No formal education beyond high school is needed for much of the work in the construction field. These are positions like general helpers, roofers, painters and carpet installers. Most people in these positions receive their training by working under the guidance of more experienced professionals. Some specialized construction workers, such as carpenters, electricians and plumbers, gain the skills and professional connections needed for their work through apprenticeship programs, which are paid and can take up to four years to complete.

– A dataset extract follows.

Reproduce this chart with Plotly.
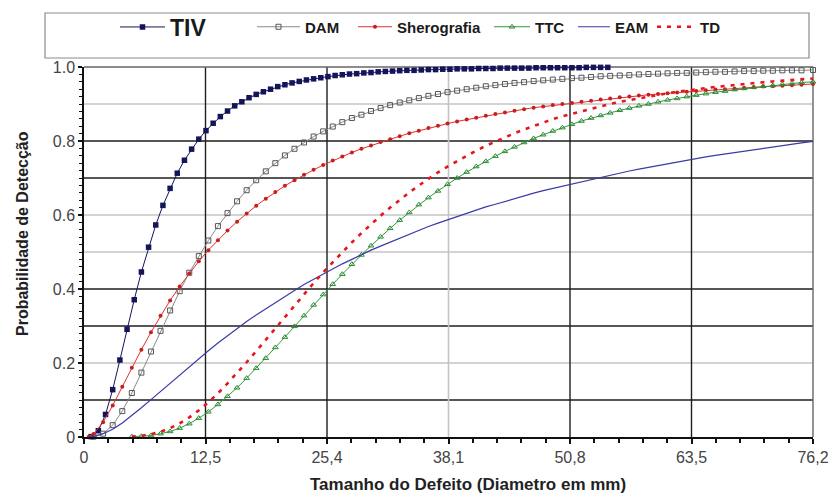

People who want to work in construction management or administration can benefit more from formal education than can other construction workers. Many universities offer degrees with majors like construction management, construction science and construction engineering. Curricula for these degrees typically read as part business, part engineering. On the business side are classes such as small business management, accounting, business law, human resource management, cost control and scheduling. On the engineering side are classes such as drafting and plan reading, materials and construction methods, construction equipment applications and construction structural analysis and design.
Lines of Communication
Some skills are valuable for everyone who works in construction from general laborers to independent contractors to managers. The most basic such skill is the ability to communicate. To this end, the U.S. Bureau of Labor Statistics recommends the ability to communicate in both English and Spanish. Spanish is especially important because it is often the main language used on construction sites. Some schools even offer Spanish classes just for the construction industry.
A Common Goal
Another binding and universal skill for construction workers is the ability to draft, or at least read, construction plans. Many high schools, and most technical schools and universities, offer classes in drafting. Plans provide a common goal for all construction workers, showing them what they're working toward. General laborers can look at drafts and figure out where they need to take certain materials. Carpenters and electricians can figure out what to build and where to run wires. Managers can allocate workers and plan material purchases.